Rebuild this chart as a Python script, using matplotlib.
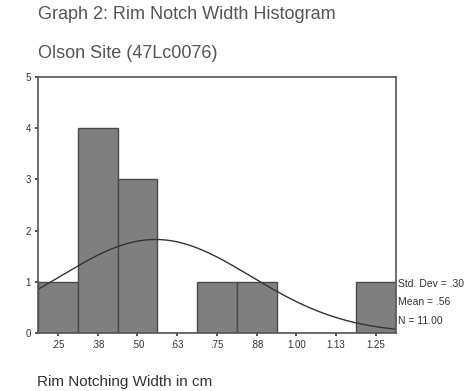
import numpy as np
import matplotlib
matplotlib.use('Agg')
from matplotlib import pyplot as plt

# histogram bins (centres, cm) and counts
bin_centers = [0.25, 0.375, 0.50, 0.625, 0.75, 0.875, 1.00, 1.125, 1.25]
counts = [1, 4, 3, 0, 1, 1, 0, 0, 1]
tick_labels = ['.25', '.38', '.50', '.63', '.75', '.88', '1.00', '1.13', '1.25']
std_dev = 0.30
mean = 0.557
n = 11
bin_width = 0.125

plt.rcParams['font.family'] = ['Liberation Sans', 'DejaVu Sans']

fig = plt.figure(figsize=(4.7, 3.91), dpi=100)
ax = fig.add_axes([0.081, 0.148, 0.761, 0.655])

ax.bar(bin_centers, counts, width=bin_width, color='#7f7f7f',
       edgecolor='#4a4a4a', linewidth=1.0)

# fitted normal curve
x = np.linspace(bin_centers[0] - bin_width/2, bin_centers[-1] + bin_width/2, 200)
y = n*bin_width/(std_dev*np.sqrt(2*np.pi))*np.exp(-0.5*((x - mean)/std_dev)**2)
ax.plot(x, y, color='#333333', linewidth=1.0)

ax.set_xlim(bin_centers[0] - bin_width/2, bin_centers[-1] + bin_width/2)
ax.set_ylim(0, 5)
ax.set_xticks(bin_centers)
ax.set_xticklabels(tick_labels)
ax.set_yticks(range(6))
ax.tick_params(labelsize=7, length=2, width=1.2, color='#333333', pad=3, labelcolor='#333333')
for s in ax.spines.values():
    s.set_color('#555555')
    s.set_linewidth(1.2)

fig.text(0.081, 0.962, 'Graph 2: Rim Notch Width Histogram', fontsize=13, color='#555555', va='center')
fig.text(0.081, 0.864, 'Olson Site (47Lc0076)', fontsize=13, color='#555555', va='center')
fig.text(0.079, 0.023, 'Rim Notching Width in cm', fontsize=11, color='#333333', va='center')

stats = ['Std. Dev = %.2f' % std_dev, 'Mean = %.2f' % mean, 'N = %.2f' % n]
for i, s in enumerate(stats):
    fig.text(0.847, 0.274 - i*0.047, s.replace('0.', '.'), fontsize=7.5, color='#333333', va='center')

fig.savefig('out.png', dpi=100)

**STATED EXERCISE:** Repeat the lines of the listing above verbatim, beginning at its first line and ending at the line containing "edgecolor='#4a4a4a', linewidth=1.0)", which is included. Omit pictures.

**EXERCISE RESULT:**
Rebuild this chart as a Python script, using matplotlib.
import numpy as np
import matplotlib
matplotlib.use('Agg')
from matplotlib import pyplot as plt

# histogram bins (centres, cm) and counts
bin_centers = [0.25, 0.375, 0.50, 0.625, 0.75, 0.875, 1.00, 1.125, 1.25]
counts = [1, 4, 3, 0, 1, 1, 0, 0, 1]
tick_labels = ['.25', '.38', '.50', '.63', '.75', '.88', '1.00', '1.13', '1.25']
std_dev = 0.30
mean = 0.557
n = 11
bin_width = 0.125

plt.rcParams['font.family'] = ['Liberation Sans', 'DejaVu Sans']

fig = plt.figure(figsize=(4.7, 3.91), dpi=100)
ax = fig.add_axes([0.081, 0.148, 0.761, 0.655])

ax.bar(bin_centers, counts, width=bin_width, color='#7f7f7f',
       edgecolor='#4a4a4a', linewidth=1.0)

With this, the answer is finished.